En sautant par dessus beaucoup de préalables et de précautions multiples, que tout scientifique doit prendre, on peut réfléchir a ce qui se passerait si une telle capacité était offerte a l’homme. : S’il lui était donné de se souvenir de tous les événements de sa vie, depuis sa naissance. Plusieurs auteurs de science fiction s’y sont essayes.
Pour ma part, si cela devenait possible, j’en attendrai plusieurs consquences.
D’abord, de priver les psychanalystes d’une part importante de leur travail, qui consiste a faire remonter a la surface de ce qu’ils nomment commodément « l’inconscient » de quoi nourrir leurs analyses du moi, du surmoi et des nevroses.
Ensuite, de permettre à chacun de savoir à quoi s’en tenir quant à l’amour de ses parents pour leurs enfants et entre eux, aux secrets de famille et aux autres chocs profonds qui peuvent advenir dans la prime enfance.
Enfin, cela conduirait sans doute les adultes a ne plus parler, ou se disputer, à tort et a travers devant les enfants en pensant qu’ils ne se souviendront jamais de rien. D’être moins violents avec eux, aussi.

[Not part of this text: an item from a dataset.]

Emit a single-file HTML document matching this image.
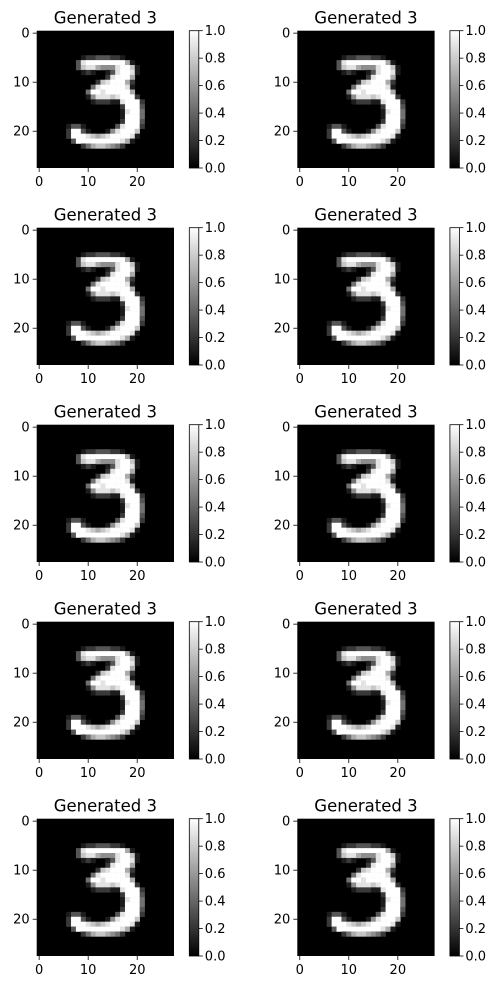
<!DOCTYPE html>
<html><head><meta charset="utf-8">
<style>
html,body{margin:0;padding:0;background:#fff;}
body{width:498px;height:989px;overflow:hidden;font-family:"Liberation Sans","DejaVu Sans",sans-serif;}
svg text{font-family:"DejaVu Sans","Liberation Sans",sans-serif;fill:#000;}
</style></head>
<body>
<svg id="fig" width="498" height="989" viewBox="0 0 498 989" xmlns="http://www.w3.org/2000/svg">
<defs>
<linearGradient id="gray" x1="0" y1="1" x2="0" y2="0">
<stop offset="0" stop-color="#000"/><stop offset="1" stop-color="#fff"/>
</linearGradient>
</defs>
</svg>
<script>
// 28x28 generated digit, intensity 0-9 per pixel
const digitRows = [
"0000000000000000000000000000",
"0000000000000000000000000000",
"0000000000000000000000000000",
"0000000000000000000000000000",
"0000000000000000000000000000",
"0000000001223332210000000000",
"0000000038999999996100000000",
"0000000037886555899710000000",
"0000000001210013899810000000",
"0000000000000028999600000000",
"0000000000002789996200000000",
"0000000000048999998100000000",
"0000000000499899999600000000",
"0000000000158887899920000000",
"0000000000012221189992000000",
"0000000000000000029993000000",
"0000000000000000018994000000",
"0000000000000000019994000000",
"0000000000000000029993000000",
"0000001331000000389992000000",
"0000002993100015899970000000",
"0000002999876789999810000000",
"0000000399999999986100000000",
"0000000002467765420000000000",
"0000000000000000000000000000",
"0000000000000000000000000000",
"0000000000000000000000000000",
"0000000000000000000000000000"
];
const panelTitles = ["Generated 3","Generated 3","Generated 3","Generated 3","Generated 3","Generated 3","Generated 3","Generated 3","Generated 3","Generated 3"];
const axisTicks = [0,10,20];
const cbarTicks = [0.0,0.2,0.4,0.6,0.8,1.0];

const NS="http://www.w3.org/2000/svg";
const svg=document.getElementById('fig');
function mk(tag,attrs,parent){const e=document.createElementNS(NS,tag);for(const k in attrs)e.setAttribute(k,attrs[k]);(parent||svg).appendChild(e);return e;}

const W=137.3, cell=W/28;
panelTitles.forEach((t,i)=>{
  const col=i%2,row=Math.floor(i/2);
  const x0=36.7+col*260.6, y0=30.7+row*197;
  const g=mk('g',{});
  
  
  const bg=mk('rect',{x:x0,y:y0,width:W,height:W,fill:'#000'},g);
  
  
  const sx=c=>x0+(c+0.5)*cell, sy=r=>y0+(r+0.5)*cell;
  digitRows.forEach((rs,r)=>{
    for(let c=0;c<rs.length;c++){
      const v=parseInt(rs[c])/9;
      if(v<=0)continue;
      const g8=Math.round(v*255);
      const px=mk('rect',{x:(sx(c)-cell/2).toFixed(2),y:(sy(r)-cell/2).toFixed(2),width:(cell+0.3).toFixed(2),height:(cell+0.3).toFixed(2),fill:`rgb(${g8},${g8},${g8})`},g);
      
      
    }
  });
  const ttl=mk('text',{x:x0+W/2,y:y0-7,'text-anchor':'middle','font-size':'16.5'},g);
  ttl.textContent=t;
  
  
  axisTicks.forEach(v=>{
    const tx=sx(v), ty=sy(v);
    mk('line',{x1:tx,y1:y0+W,x2:tx,y2:y0+W+4,stroke:'#000','stroke-width':0.8},g);
    const xl=mk('text',{x:tx,y:y0+W+18,'text-anchor':'middle','font-size':'13'},g);
    xl.textContent=v;
    
    
    mk('line',{x1:x0-4,y1:ty,x2:x0,y2:ty,stroke:'#000','stroke-width':0.8},g);
    const yl=mk('text',{x:x0-7,y:ty+4.5,'text-anchor':'end','font-size':'13'},g);
    yl.textContent=v;
    
    
  });
  const cx=x0+152.6, cw=9.5;
  const cb=mk('rect',{x:cx,y:y0,width:cw,height:W,fill:'url(#gray)',stroke:'#000','stroke-width':0.8},g);
  
  
  cbarTicks.forEach(v=>{
    const ty=y0+W-v*W;
    mk('line',{x1:cx+cw,y1:ty,x2:cx+cw+4,y2:ty,stroke:'#000','stroke-width':0.8},g);
    const l=mk('text',{x:cx+cw+6,y:ty+4.5,'font-size':'13'},g);
    l.textContent=v.toFixed(1);
    
    
  });
});
</script>
</body></html>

D’une façon plus modeste, et sans attendre qu’une telle mémoire infantile soit disponible, il me semble que le bon comportement d’un adulte face à un bébé, est justement, dès aujourd’hui, de se comporter comme s’il comprenait tout, et qu’il s’en souviendrait toute sa vie. Et de les écouter attentivement en considérant que leurs gestes, leurs cris, leurs mimiques, répondent sérieusement à tous les messages des adultes environnants, qui ne savent pas, souvent, leur prêter attention. Bien des enfances seraient grandement améliorées par cette simple précaution. Bien des maladies mentales, bien des malheurs seraient évitées, bien des formes de « neurodiversité » seraient mieux comprises si on prenait au sérieux ce que disent les très jeunes enfants.

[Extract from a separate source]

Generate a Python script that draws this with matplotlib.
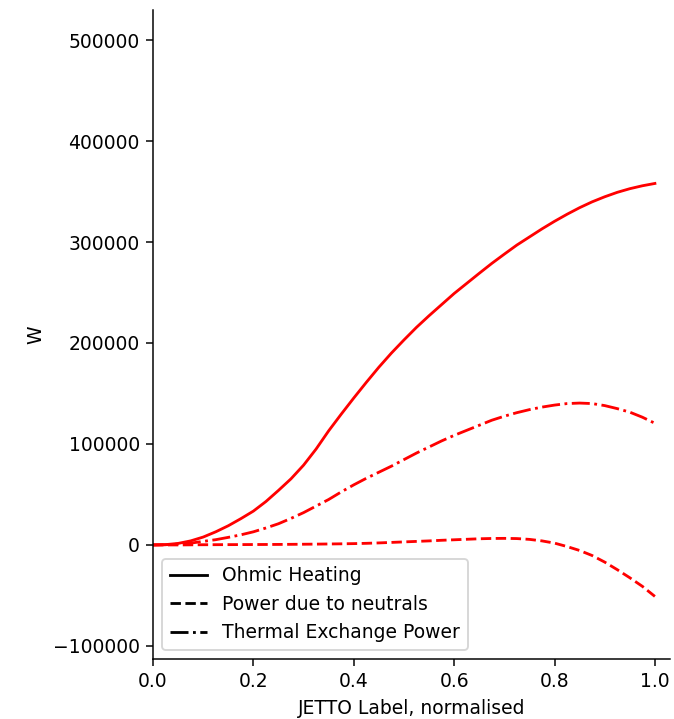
import matplotlib
matplotlib.use("Agg")
import matplotlib.pyplot as plt
import numpy as np
from matplotlib.lines import Line2D

# normalised radius grid, 0.025 spacing
rho = np.linspace(0.0, 1.0, 41)

ohmic = [0, 300, 1500, 4000, 7800, 13000, 19000, 26000, 33500, 43000,
         54000, 65500, 79000, 95000, 113000, 129500, 145500, 161000, 176000, 190000,
         203000, 215500, 227000, 238000, 249000, 259000, 269000, 278800, 288000, 297000,
         305000, 313000, 320500, 327500, 334000, 339800, 344800, 349200, 352800, 355700,
         358000]
neutrals = [0, 0, 0, 100, 200, 250, 300, 350, 400, 450,
            500, 600, 700, 800, 950, 1100, 1300, 1600, 2000, 2500,
            3000, 3500, 4000, 4600, 5100, 5600, 6100, 6400, 6500, 6300,
            5500, 4000, 1800, -1600, -5500, -10500, -17000, -24500, -32500, -41000,
            -51000]
thermal = [0, 200, 900, 1800, 3500, 5200, 7500, 10000, 13000, 16800,
           21000, 26300, 32000, 38500, 45000, 52500, 59500, 66000, 72000, 78000,
           84500, 91000, 97000, 103000, 108500, 113500, 118500, 123500, 127500, 131000,
           134000, 136500, 138500, 140000, 140500, 140000, 138000, 135000, 131500, 126500,
           120500]

labels = ["Ohmic Heating", "Power due to neutrals", "Thermal Exchange Power"]
styles = ["-", "--", "-."]

dpi = 135
fig = plt.figure(figsize=(674 / dpi, 719 / dpi), dpi=dpi)
ax = fig.add_axes([0.227, 0.0834, 0.767, 0.903])

for values, ls in zip([ohmic, neutrals, thermal], styles):
    ax.plot(rho, values, color="red", linestyle=ls, linewidth=1.5)

# legend shows line styles only, in black
handles = [Line2D([], [], color="black", linestyle=ls) for ls in styles]
ax.legend(handles, labels, loc="lower left")

ax.set_xlim(0, 1.03)
ax.set_ylim(-113000, 530000)
ax.set_xlabel("JETTO Label, normalised")
ax.set_ylabel("W")
ax.spines["top"].set_visible(False)
ax.spines["right"].set_visible(False)

fig.savefig("out.png", dpi=dpi)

D’autant plus que, pour moi, telle est la réalité: les nouveau-nés sont porteurs de trésors de sagesse, qu’il faut écouter.
Pour ma part, j’aime même à penser, en m’émerveillant des réflexions très profondes de très jeunes enfants, qu’ils ne sortent pas d’une amnésie infantile. Mais qu’au contraire, que ce qu’ils nous disent sont en fait les dernières paroles de sagesse dont ils se souviennent de leurs vies antérieures, qui les abandonnent peu a peu pendant les premières années de leur nouvelles vies. Donc non pas une « amnésie infantile » mais une « amnésie de renaissance », dans laquelle la prime enfance serait le moment du passage d’un grand âge à l’enfance, de l’ultime oubli d’une vie antérieure.
Fantaisie ? Peut être. En tout cas l’humanité aurait tout à gagner à se conduire comme si les nouveau-nés avaient à nous transmettre les plus beaux trésors du passé. Cela serait le meilleur garant de la survie des civilisations.